13.03.2006 01:00
Культура

После его премьеры "Волшебной флейты" в "Новой опере" публика возбужденно сверяла свои вкусы

В "Новой опере" сыграли рискованную премьеру
Текст:  Ирина Муравьева
Российская газета - Столичный выпуск: №0 (4015)
Читать на сайте RG.RU

Однако в "Новой опере" отлично осознавали, какой делают шаг, приглашая Фрайера на постановку, и ждали его здесь еще со времен Колобова, с той самой шумной зальцбургской постановки "Волшебной флейты" в 1997 году, где немецкий режиссер превратил храм масонской мудрости в арену для цирковых трюков.

Нынешняя, уже пятая по счету в реестре Фрайера "Волшебная флейта" оказалась в кругу той же, отшлифованной режиссером балаганной эстетики, приемы и инструментарий которой он научился легко набрасывать на любой сюжет и материал - от "Фауста" и "Саломеи" до "Дон Жуана" и "Волшебной флейты". Поэтому неудивительно, что мир его спектаклей населен однотипными, точнее, архетипными персонажами - клоунами, лубочными масками, акробатами, кривляющимися дамами с накладными пластиковыми грудями, придурковатыми массовками и фарсовыми фаллосами, ведущими зачастую в спектакле свою самостоятельную жизнь.
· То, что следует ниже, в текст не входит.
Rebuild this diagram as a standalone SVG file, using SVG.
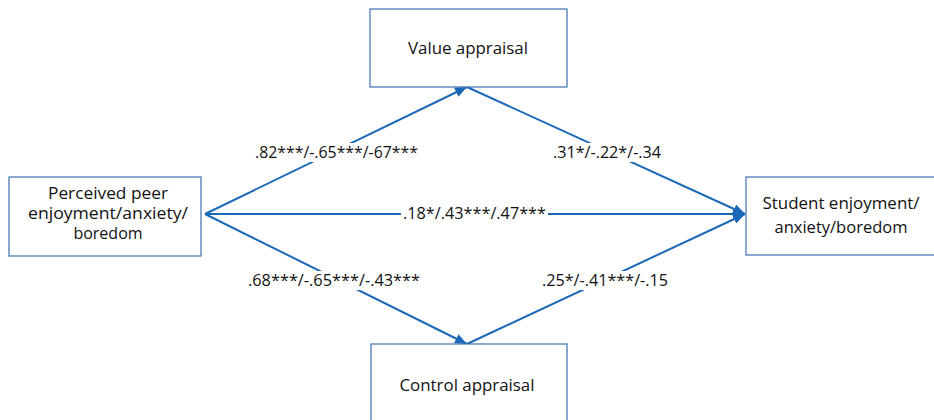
<svg xmlns="http://www.w3.org/2000/svg" width="934" height="420" viewBox="0 0 934 420">
<style>
.box{fill:#fff;stroke:#3a6fae;stroke-width:1.2}
.t{font-family:"Open Sans","Liberation Sans",Arial,sans-serif;font-size:16px;fill:#111;text-anchor:middle}
.ln{stroke:#1c68b8;stroke-width:2;fill:none}
.bg{fill:#fff}
</style>
<defs>
<marker id="ah" viewBox="0 0 12 10" refX="12" refY="5" markerWidth="12" markerHeight="10" markerUnits="userSpaceOnUse" orient="auto">
<path d="M0,0 L12,5 L0,10 Z" fill="#1c68b8"/>
</marker>
</defs>
<rect width="934" height="420" fill="#fff"/>
<g id="connectors">
<line class="ln" x1="205" y1="214" x2="467" y2="87" marker-end="url(#ah)"/>
<line class="ln" x1="467" y1="87" x2="745" y2="214" marker-end="url(#ah)"/>
<line class="ln" x1="205" y1="214" x2="745" y2="214" marker-end="url(#ah)"/>
<line class="ln" x1="205" y1="214" x2="467" y2="344" marker-end="url(#ah)"/>
<line class="ln" x1="467" y1="344" x2="745" y2="214" marker-end="url(#ah)"/>
<rect class="bg" x="251" y="143" width="171" height="19"/>
<text class="t" x="336.5" y="158" textLength="163" lengthAdjust="spacingAndGlyphs">.82***/-.65***/-67***</text>
<rect class="bg" x="549" y="143" width="116" height="19"/>
<text class="t" x="607" y="158" textLength="108" lengthAdjust="spacingAndGlyphs">.31*/-.22*/-.34</text>
<rect class="bg" x="401" y="204" width="147" height="19"/>
<text class="t" x="474.5" y="219" textLength="143" lengthAdjust="spacingAndGlyphs">.18*/.43***/.47***</text>
<rect class="bg" x="244" y="271" width="180" height="19"/>
<text class="t" x="334" y="286" textLength="172" lengthAdjust="spacingAndGlyphs">.68***/-.65***/-.43***</text>
<rect class="bg" x="538" y="271" width="134" height="19"/>
<text class="t" x="605" y="286" textLength="126" lengthAdjust="spacingAndGlyphs">.25*/-.41***/-.15</text>
</g>
<g id="value">
<rect class="box" x="370" y="9" width="197" height="78"/>
<text class="t" x="468" y="54" textLength="120" lengthAdjust="spacingAndGlyphs">Value appraisal</text>
</g>
<g id="perceived">
<rect class="box" x="9" y="177" width="192" height="79"/>
<text class="t" x="108" y="199" textLength="120" lengthAdjust="spacingAndGlyphs">Perceived peer</text>
<text class="t" x="108" y="219" textLength="160" lengthAdjust="spacingAndGlyphs">enjoyment/anxiety/</text>
<text class="t" x="108" y="239">boredom</text>
</g>
<g id="student">
<rect class="box" x="746" y="177" width="200" height="78"/>
<text class="t" x="841" y="209" textLength="157" lengthAdjust="spacingAndGlyphs">Student enjoyment/</text>
<text class="t" x="841" y="233" textLength="133" lengthAdjust="spacingAndGlyphs">anxiety/boredom</text>
</g>
<g id="control">
<rect class="box" x="371" y="344" width="196" height="90"/>
<text class="t" x="467" y="391" textLength="135" lengthAdjust="spacingAndGlyphs">Control appraisal</text>
</g>
</svg>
С такого раздутого, обвивающего все колена и проемы храма-балагана и, наконец, высовывающегося возбужденной головой между ног принца Тамино гигантского фаллоса-змея и начинается московская фрайеровская "Флейта", символизируя лубочной прямолинейной метафорой борьбу моцартовского героя (обращенного здесь в белого клоуна) с собственными инстинктами и живой человечьей природой. А грудастые дамочки Царицы ночи, избавившие Тамино от искусителя-змея, торжествуют фарсовую победу, сжимая обесточенное тело принца собственными ляжками и ревниво разделяя ценную добычу на троих.

Низменные буффонные страсти бушуют по всей "Флейте", перекатываясь от счастливой любовной драмы толстяка Папагено, поглощающего в приступе обжорства целые подносы поролоновых макарон и икающего от страсти к сорочье-крикливой толстухе Папагене, или похотливого занудства Моностатоса, увенчанного фаллической присоской на лбу и непрерывно вожделеющего румяную, коса в пол, Памину, до главного фрайеровского гротеска - властолюбца Зарастро, превращенного вольностью лубочной фантазии из верховного мудреца храма братства в персонаж гоголевского розлива - околоточного Держиморду, украшенного сталинскими усами и молотом. Этот откровенный балаганный злодей, извергающий басом прописные истины, таскающий за косы дочь врага своего - Царицы ночи (весьма, кстати, кокетливой особы - обладательницы двухметровой длины ног и парного к молоту серпа) и откровенно расправляющийся с несогласными палками и автоматами, заканчивает свою балаганную жизнь, придавленный люком во время тотальной перестрелки персонажей.

В столь плотной фантасмагории, помноженной на русифицированные картинки из жизни братства, методично начищающего до серебряного блеска своих истуканов - Ленина да Сталина, мало что осталось от моцартовского волшебного мира с его легким, позитивным юмором и сокрытым в действии знанием тайн, к которым сам композитор был приобщен по рангу гениальности. Сложные моцартовские лабиринты запутанного для обыденного сознания мистического и земного Фрайер подвел под единый знаменатель, оказавшийся одновременно и занимательным, и досадно плоским, и местами устаревшим, поскольку прямые аллюзии бывают наименее долговечными.

Известно, что следующей, шестой "Флейтой" Фрайера станет постановка в Варшаве, где моцартовский Зарастро пройдет "тест" на директора школы. А Фрайер выстроит очередной спектакль, говорящий на актуальном языке коммуникаций и обращенный скорее не к тонкостям моцартовского стиля, а к коллективному сознанию зрителей.